- **Written exercise**:
Reproduce the listing below exactly. Pictures do not belong in the copy.

_ _ _ _ _

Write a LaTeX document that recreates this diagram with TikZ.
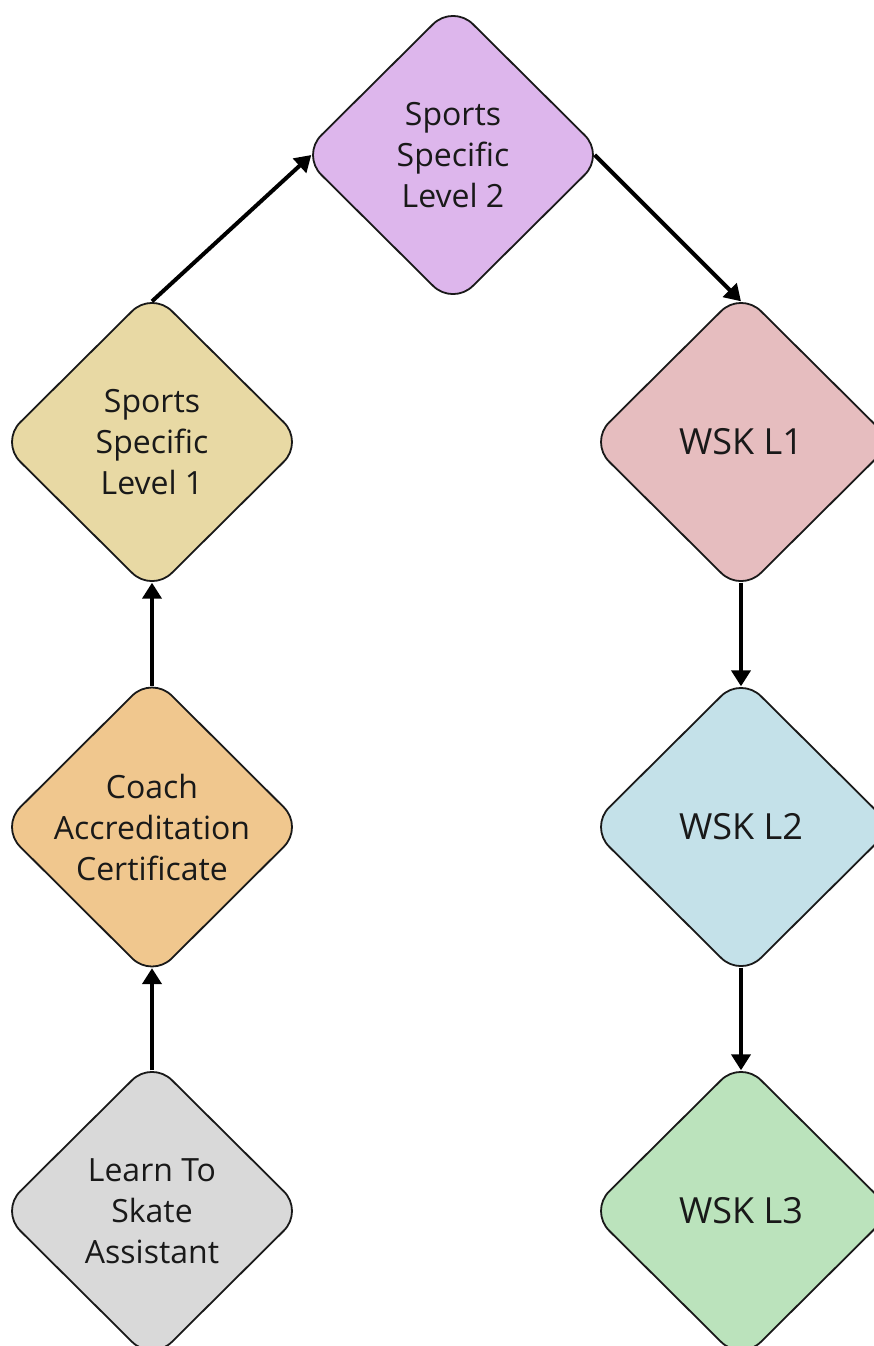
\documentclass[tikz,border=0pt]{standalone}
\usepackage{fontspec}
\setmainfont{Open Sans}
\usetikzlibrary{shapes.geometric,arrows.meta}
\definecolor{cpurple}{HTML}{DDB6EC}
\definecolor{ctan}{HTML}{E8D9A4}
\definecolor{cpink}{HTML}{E6BDBF}
\definecolor{corange}{HTML}{F0C78E}
\definecolor{cblue}{HTML}{C4E1E9}
\definecolor{cgreen}{HTML}{BBE3BC}
\definecolor{cgrey}{HTML}{D9D9D9}
\tikzset{
  dia/.style={diamond, aspect=1, minimum width=152pt, minimum height=151pt, inner sep=0pt,
    draw=black!90, line width=0.9pt, rounded corners=14pt, align=center, text=black!90,
    font=\fontsize{16}{20.5}\selectfont},
  big/.style={font=\fontsize{18}{22}\selectfont},
  conn/.style={line width=2pt, -{Triangle[width=9.5pt,length=8pt]}}
}
\begin{document}
\begin{tikzpicture}[x=0.5pt,y=-0.5pt]
\useasboundingbox (0,0) rectangle (874,1346);
\node[dia, fill=cpurple] (ss2) at (453,155) {Sports\\Specific\\Level 2};
\node[dia, fill=ctan] (ss1) at (152,442) {Sports\\Specific\\Level 1};
\node[dia, fill=corange] (cac) at (152,827) {Coach\\Accreditation\\Certificate};
\node[dia, fill=cgrey] (lts) at (152,1211) {Learn To\\Skate\\Assistant};
\node[dia, big, fill=cpink] (w1) at (741,442) {WSK L1};
\node[dia, big, fill=cblue] (w2) at (741,827) {WSK L2};
\node[dia, big, fill=cgreen] (w3) at (741,1211) {WSK L3};
\draw[conn] ([yshift=-5.6pt]ss1.north) -- ([xshift=5.6pt]ss2.west);
\draw[conn] ([xshift=-5.6pt]ss2.east) -- ([yshift=-5.6pt]w1.north);
\draw[conn] ([yshift=-5.6pt]cac.north) -- ([yshift=5.6pt]ss1.south);
\draw[conn] ([yshift=-5.6pt]lts.north) -- ([yshift=5.6pt]cac.south);
\draw[conn] ([yshift=5.6pt]w1.south) -- ([yshift=-5.6pt]w2.north);
\draw[conn] ([yshift=5.6pt]w2.south) -- ([yshift=-5.6pt]w3.north);
\end{tikzpicture}
\end{document}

_ _ _ _ _

- **Final answer**:
Write a LaTeX document that recreates this diagram with TikZ.
\documentclass[tikz,border=0pt]{standalone}
\usepackage{fontspec}
\setmainfont{Open Sans}
\usetikzlibrary{shapes.geometric,arrows.meta}
\definecolor{cpurple}{HTML}{DDB6EC}
\definecolor{ctan}{HTML}{E8D9A4}
\definecolor{cpink}{HTML}{E6BDBF}
\definecolor{corange}{HTML}{F0C78E}
\definecolor{cblue}{HTML}{C4E1E9}
\definecolor{cgreen}{HTML}{BBE3BC}
\definecolor{cgrey}{HTML}{D9D9D9}
\tikzset{
  dia/.style={diamond, aspect=1, minimum width=152pt, minimum height=151pt, inner sep=0pt,
    draw=black!90, line width=0.9pt, rounded corners=14pt, align=center, text=black!90,
    font=\fontsize{16}{20.5}\selectfont},
  big/.style={font=\fontsize{18}{22}\selectfont},
  conn/.style={line width=2pt, -{Triangle[width=9.5pt,length=8pt]}}
}
\begin{document}
\begin{tikzpicture}[x=0.5pt,y=-0.5pt]
\useasboundingbox (0,0) rectangle (874,1346);
\node[dia, fill=cpurple] (ss2) at (453,155) {Sports\\Specific\\Level 2};
\node[dia, fill=ctan] (ss1) at (152,442) {Sports\\Specific\\Level 1};
\node[dia, fill=corange] (cac) at (152,827) {Coach\\Accreditation\\Certificate};
\node[dia, fill=cgrey] (lts) at (152,1211) {Learn To\\Skate\\Assistant};
\node[dia, big, fill=cpink] (w1) at (741,442) {WSK L1};
\node[dia, big, fill=cblue] (w2) at (741,827) {WSK L2};
\node[dia, big, fill=cgreen] (w3) at (741,1211) {WSK L3};
\draw[conn] ([yshift=-5.6pt]ss1.north) -- ([xshift=5.6pt]ss2.west);
\draw[conn] ([xshift=-5.6pt]ss2.east) -- ([yshift=-5.6pt]w1.north);
\draw[conn] ([yshift=-5.6pt]cac.north) -- ([yshift=5.6pt]ss1.south);
\draw[conn] ([yshift=-5.6pt]lts.north) -- ([yshift=5.6pt]cac.south);
\draw[conn] ([yshift=5.6pt]w1.south) -- ([yshift=-5.6pt]w2.north);
\draw[conn] ([yshift=5.6pt]w2.south) -- ([yshift=-5.6pt]w3.north);
\end{tikzpicture}
\end{document}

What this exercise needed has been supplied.